EXERCISE OBJECTIVE — Locate each line holding the string "that" and copy it.

GIVEN RECORDS —
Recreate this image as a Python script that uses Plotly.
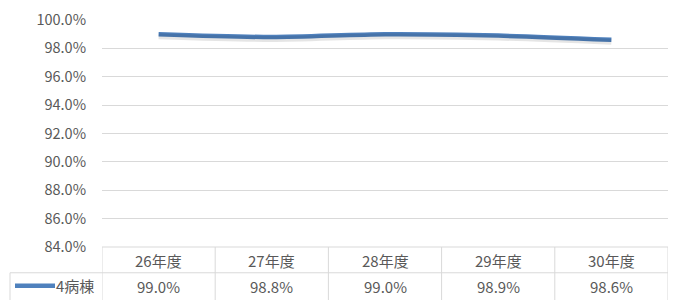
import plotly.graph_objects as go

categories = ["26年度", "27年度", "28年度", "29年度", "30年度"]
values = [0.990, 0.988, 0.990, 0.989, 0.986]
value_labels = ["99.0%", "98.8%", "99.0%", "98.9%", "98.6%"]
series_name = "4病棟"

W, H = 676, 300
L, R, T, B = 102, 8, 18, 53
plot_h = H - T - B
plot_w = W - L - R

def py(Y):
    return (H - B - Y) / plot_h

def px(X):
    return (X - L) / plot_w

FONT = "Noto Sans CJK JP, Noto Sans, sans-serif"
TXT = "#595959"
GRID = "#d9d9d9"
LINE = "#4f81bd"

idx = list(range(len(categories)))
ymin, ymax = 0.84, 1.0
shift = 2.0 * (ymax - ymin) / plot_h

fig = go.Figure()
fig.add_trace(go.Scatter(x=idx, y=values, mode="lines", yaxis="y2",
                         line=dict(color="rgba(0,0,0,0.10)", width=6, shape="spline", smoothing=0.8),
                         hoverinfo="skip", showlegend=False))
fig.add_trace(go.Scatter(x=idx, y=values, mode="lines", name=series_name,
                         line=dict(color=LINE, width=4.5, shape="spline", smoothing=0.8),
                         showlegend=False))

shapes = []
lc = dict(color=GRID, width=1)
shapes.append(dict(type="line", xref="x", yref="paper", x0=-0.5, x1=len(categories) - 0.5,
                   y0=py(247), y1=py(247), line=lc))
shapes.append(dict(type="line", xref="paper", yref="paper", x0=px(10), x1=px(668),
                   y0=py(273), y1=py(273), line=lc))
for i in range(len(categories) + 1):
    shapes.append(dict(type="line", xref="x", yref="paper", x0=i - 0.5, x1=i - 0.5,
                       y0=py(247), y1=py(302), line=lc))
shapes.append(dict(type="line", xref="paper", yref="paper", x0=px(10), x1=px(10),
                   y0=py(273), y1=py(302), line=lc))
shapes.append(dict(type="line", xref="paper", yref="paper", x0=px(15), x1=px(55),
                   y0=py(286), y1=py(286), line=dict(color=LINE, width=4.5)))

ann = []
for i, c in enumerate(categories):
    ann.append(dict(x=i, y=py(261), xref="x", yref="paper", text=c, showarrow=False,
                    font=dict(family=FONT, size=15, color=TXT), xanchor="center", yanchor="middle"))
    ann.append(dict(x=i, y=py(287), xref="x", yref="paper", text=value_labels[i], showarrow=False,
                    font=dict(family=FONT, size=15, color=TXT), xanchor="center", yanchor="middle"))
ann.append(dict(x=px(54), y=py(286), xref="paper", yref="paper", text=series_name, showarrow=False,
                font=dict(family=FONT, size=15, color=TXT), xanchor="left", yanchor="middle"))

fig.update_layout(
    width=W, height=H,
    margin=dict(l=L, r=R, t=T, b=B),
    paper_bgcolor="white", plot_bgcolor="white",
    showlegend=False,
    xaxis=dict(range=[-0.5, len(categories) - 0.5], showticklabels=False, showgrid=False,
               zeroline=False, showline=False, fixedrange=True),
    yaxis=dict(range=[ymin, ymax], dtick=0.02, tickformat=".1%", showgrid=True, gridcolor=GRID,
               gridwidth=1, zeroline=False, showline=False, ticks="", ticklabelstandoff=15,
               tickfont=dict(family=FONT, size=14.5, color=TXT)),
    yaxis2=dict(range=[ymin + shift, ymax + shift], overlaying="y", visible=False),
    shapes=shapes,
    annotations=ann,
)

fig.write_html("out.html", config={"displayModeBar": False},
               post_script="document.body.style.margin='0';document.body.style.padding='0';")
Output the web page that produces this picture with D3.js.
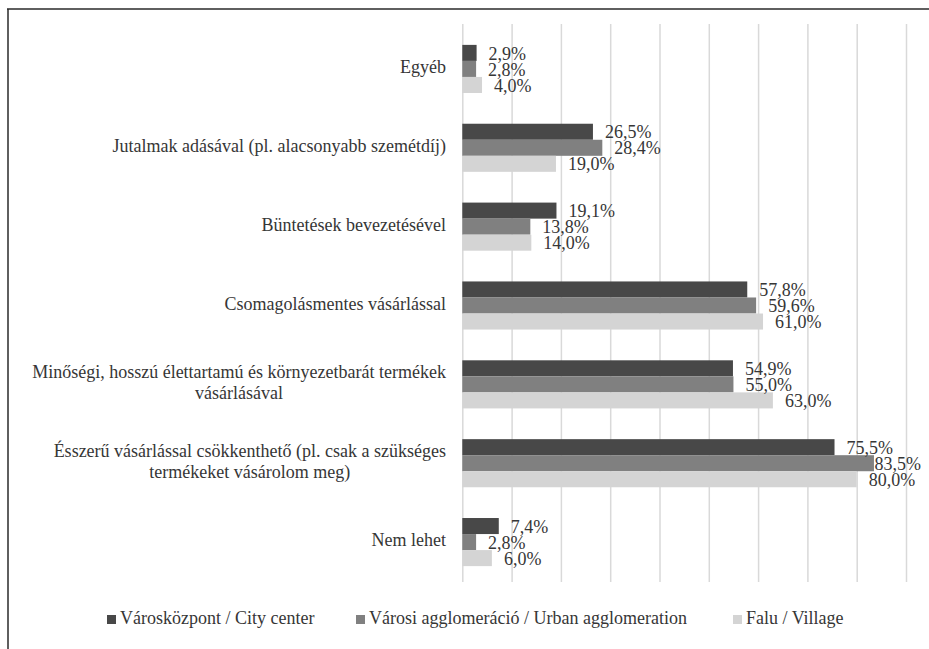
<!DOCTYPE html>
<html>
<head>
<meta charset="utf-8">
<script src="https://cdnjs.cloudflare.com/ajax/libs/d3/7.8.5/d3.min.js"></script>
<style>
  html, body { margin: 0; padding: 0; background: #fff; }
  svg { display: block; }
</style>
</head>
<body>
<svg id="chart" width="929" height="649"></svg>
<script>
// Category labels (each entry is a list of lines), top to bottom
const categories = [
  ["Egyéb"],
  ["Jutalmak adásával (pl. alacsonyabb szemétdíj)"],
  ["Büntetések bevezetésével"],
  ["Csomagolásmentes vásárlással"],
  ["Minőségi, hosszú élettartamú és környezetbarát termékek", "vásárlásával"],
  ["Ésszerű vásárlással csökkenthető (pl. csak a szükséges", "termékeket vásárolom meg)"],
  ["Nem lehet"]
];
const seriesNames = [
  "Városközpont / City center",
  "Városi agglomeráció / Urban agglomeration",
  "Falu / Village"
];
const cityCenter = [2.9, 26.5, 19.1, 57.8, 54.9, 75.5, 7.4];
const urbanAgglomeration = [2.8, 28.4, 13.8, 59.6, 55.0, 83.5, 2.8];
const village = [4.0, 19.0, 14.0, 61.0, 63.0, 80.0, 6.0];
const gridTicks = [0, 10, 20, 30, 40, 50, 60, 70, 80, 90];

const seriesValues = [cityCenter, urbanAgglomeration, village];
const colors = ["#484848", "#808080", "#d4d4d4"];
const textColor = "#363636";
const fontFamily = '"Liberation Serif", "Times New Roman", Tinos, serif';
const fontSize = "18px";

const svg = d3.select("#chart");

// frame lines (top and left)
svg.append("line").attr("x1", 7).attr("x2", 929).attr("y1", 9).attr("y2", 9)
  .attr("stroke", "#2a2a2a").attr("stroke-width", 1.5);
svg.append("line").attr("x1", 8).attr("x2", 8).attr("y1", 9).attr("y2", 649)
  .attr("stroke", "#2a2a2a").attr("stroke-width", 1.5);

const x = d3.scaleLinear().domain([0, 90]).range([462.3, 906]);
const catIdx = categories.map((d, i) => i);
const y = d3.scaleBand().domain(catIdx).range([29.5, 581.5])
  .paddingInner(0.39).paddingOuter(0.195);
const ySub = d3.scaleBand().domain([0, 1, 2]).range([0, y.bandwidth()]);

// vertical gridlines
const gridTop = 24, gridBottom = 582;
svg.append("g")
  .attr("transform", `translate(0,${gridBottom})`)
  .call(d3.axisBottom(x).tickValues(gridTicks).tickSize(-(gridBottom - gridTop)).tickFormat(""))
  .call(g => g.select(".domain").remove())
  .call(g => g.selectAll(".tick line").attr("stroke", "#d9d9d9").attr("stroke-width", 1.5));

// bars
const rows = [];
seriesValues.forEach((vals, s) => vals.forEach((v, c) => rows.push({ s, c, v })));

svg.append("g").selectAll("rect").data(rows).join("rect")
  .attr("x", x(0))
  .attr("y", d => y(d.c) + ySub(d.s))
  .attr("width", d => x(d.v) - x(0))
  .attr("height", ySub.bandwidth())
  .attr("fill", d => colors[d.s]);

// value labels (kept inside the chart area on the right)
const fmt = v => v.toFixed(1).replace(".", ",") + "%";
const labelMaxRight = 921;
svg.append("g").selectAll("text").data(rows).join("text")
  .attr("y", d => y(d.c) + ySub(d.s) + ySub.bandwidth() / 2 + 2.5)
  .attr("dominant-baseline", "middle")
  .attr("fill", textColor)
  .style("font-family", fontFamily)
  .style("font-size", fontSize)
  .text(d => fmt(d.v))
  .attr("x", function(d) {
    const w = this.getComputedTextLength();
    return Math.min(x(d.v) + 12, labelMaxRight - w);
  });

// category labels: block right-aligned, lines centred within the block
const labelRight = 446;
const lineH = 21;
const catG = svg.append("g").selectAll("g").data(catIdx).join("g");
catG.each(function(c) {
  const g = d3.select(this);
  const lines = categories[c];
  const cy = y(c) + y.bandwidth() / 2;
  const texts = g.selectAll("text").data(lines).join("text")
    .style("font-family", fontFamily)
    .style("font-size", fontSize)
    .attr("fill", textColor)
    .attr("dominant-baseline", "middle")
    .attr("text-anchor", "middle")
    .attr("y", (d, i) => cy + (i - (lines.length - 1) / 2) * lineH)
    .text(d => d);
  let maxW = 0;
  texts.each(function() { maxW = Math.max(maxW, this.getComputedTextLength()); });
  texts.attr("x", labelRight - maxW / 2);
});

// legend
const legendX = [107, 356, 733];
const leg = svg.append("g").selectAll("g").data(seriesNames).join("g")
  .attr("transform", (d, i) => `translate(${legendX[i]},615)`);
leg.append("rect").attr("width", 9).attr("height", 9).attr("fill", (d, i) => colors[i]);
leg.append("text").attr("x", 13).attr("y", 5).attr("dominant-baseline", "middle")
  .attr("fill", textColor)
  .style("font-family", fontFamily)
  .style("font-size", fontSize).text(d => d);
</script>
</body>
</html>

ANSWER TO THIS PROBLEM —
Recreate this image as a Python script that uses Plotly.
Output the web page that produces this picture with D3.js.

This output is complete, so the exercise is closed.